A Nurse Practitioner (NP) is a registered nurse with advanced academic and clinical experience, which enables him or her to diagnose and manage most common and many chronic illnesses. The NP works either independently or as a part of a health care team.
A Nurse Practitioner provides a wide range of professional nursing functions, as well as functions traditionally only provided by physicians. These functions include assessing and diagnosing; conducting physical examinations; monitoring patient status; educating and counseling patients; and consulting and collaborating with, and referring to, other providers.
A Nurse Practitioner provides high quality, cost effective, and individualized care for the patient.
NP's focus largely on health maintenance, disease prevention, counseling and education in a wide variety of setting. With a strong emphasis on primary care, NP's are employed within several specialties, including neonatology, nurse midwifery, pediatrics, school health, family and adult care, women's health, mental health, home care, geriatrics, and acute care.

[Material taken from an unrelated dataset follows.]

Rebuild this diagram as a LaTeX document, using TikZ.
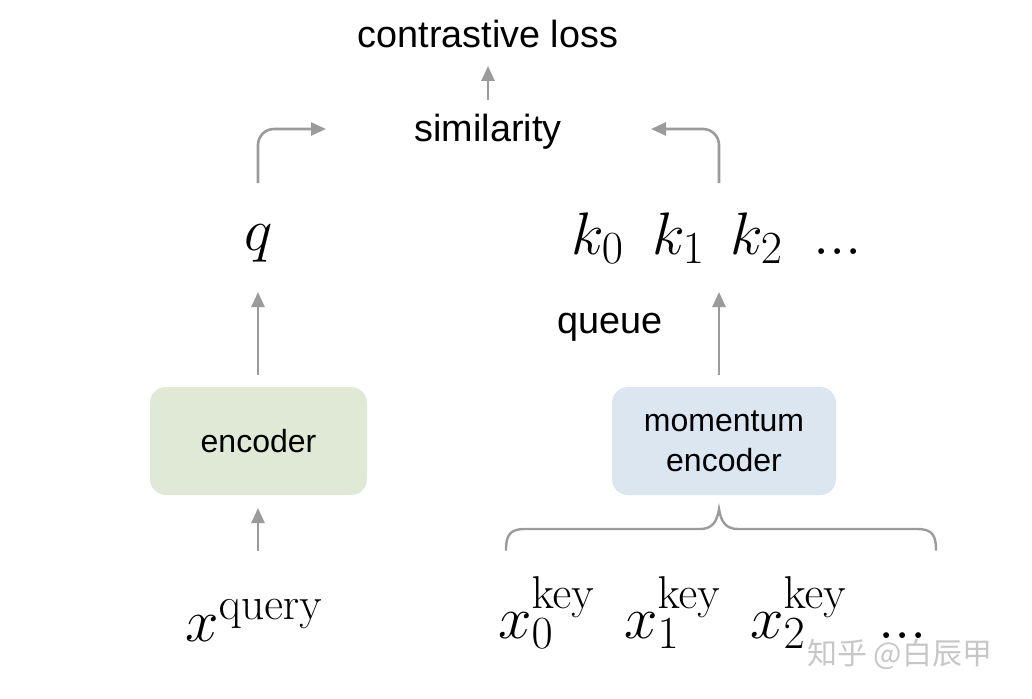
\RequirePackage{fix-cm}
\documentclass[tikz,border=0pt]{standalone}
\usepackage[no-math]{fontspec}
\setmainfont{Liberation Sans}
\newfontfamily\cjk{Noto Sans CJK SC}
\usetikzlibrary{arrows.meta}
\DeclareMathSizes{60}{60}{46}{36}
\definecolor{arrgray}{HTML}{9B9B9B}
\definecolor{encgreen}{HTML}{E0E9D5}
\definecolor{encblue}{HTML}{DCE6F1}
\begin{document}
\begin{tikzpicture}[x=1pt,y=-1pt,
  arr/.style={draw=arrgray, line width=2.6pt, -{Triangle[length=15pt,width=13pt]}},
  lbl/.style={inner sep=0pt, anchor=base, font=\fontsize{37.8}{45}\selectfont},
  mth/.style={inner sep=0pt, anchor=base west, font=\fontsize{60}{72}\selectfont},
  encbox/.style={rounded corners=16pt, inner sep=0pt, minimum width=217pt, minimum height=108pt, align=center, font=\fontsize{32}{40}\selectfont}]
\useasboundingbox (0,0) rectangle (1032,698);

% top labels
\node[lbl] (loss) at (488,48) {contrastive loss};
\node[lbl] (sim) at (488,141) {similarity};
\coordinate (simbot) at (488,100);
\coordinate (losstip) at (488,66);
\draw[arr] (simbot) -- (losstip);

% left branch
\node[mth] (q) at (244,250) {$q$};
\coordinate (qtop) at (258,183);
\coordinate (simL) at (326,129);
\draw[arr, rounded corners=16pt] (qtop) |- (simL);

\node[encbox, fill=encgreen] (enc) at (258.5,441) {encoder};
\coordinate (enctop) at (258,375);
\coordinate (qbot) at (258,292);
\draw[arr] (enctop) -- (qbot);

\node[mth] (xq) at (185,641) {$x^{\mathrm{query}}$};
\coordinate (xqtop) at (258,551);
\coordinate (enctip) at (258,508);
\draw[arr] (xqtop) -- (enctip);

% right branch
\node[mth] (k0) at (571,254) {$k_0$};
\node[mth] (k1) at (652,254) {$k_1$};
\node[mth] (k2) at (730,254) {$k_2$};
\node[mth] (kd) at (813,254) {$...$};
\coordinate (ktop) at (719,183);
\coordinate (simR) at (651,129);
\draw[arr, rounded corners=16pt] (ktop) |- (simR);

\node[lbl] (queue) at (610,333) {queue};
\node[encbox, fill=encblue, minimum width=224pt] (menc) at (724,441) {momentum\\encoder};
\coordinate (menctop) at (719,375);
\coordinate (kbot) at (719,292);
\draw[arr] (menctop) -- (kbot);

% brace
\coordinate (bL) at (506,550);
\coordinate (bR) at (936,550);
\coordinate (bT) at (719,509);
\draw[arrgray, line width=2.4pt, line cap=round]
  (bL) .. controls (506,535) and (510,529) .. (525,529) -- (700,529)
  .. controls (712,529) and (717,522) .. (bT)
  .. controls (721,522) and (726,529) .. (738,529) -- (917,529)
  .. controls (932,529) and (936,535) .. (bR);

\node[mth] (x0) at (498,638) {$x_0^{\mathrm{key}}$};
\node[mth] (x1) at (624,638) {$x_1^{\mathrm{key}}$};
\node[mth] (x2) at (750,638) {$x_2^{\mathrm{key}}$};
\node[mth] (xd) at (878,638) {$...$};

% watermark
\node[inner sep=0pt, anchor=west, text=black!22, font=\cjk\fontsize{30}{36}\selectfont] (wm) at (807,654) {知乎 @白辰甲};
\end{tikzpicture}
\end{document}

Today, most nurse practitioners are educated through master's level programs in nursing or in post-graduate level study. The nurse must then pass national qualifying exams in the specialty to gain certification. A registered nurse (RN) is recommended to have extensive clinical experience before applying to a nurse practitioner's program. An intensive preceptorship under the direct supervision of an experienced nurse practitioner or a physician, as well as graduate level courses in research and nursing theory, are key components to most NP programs.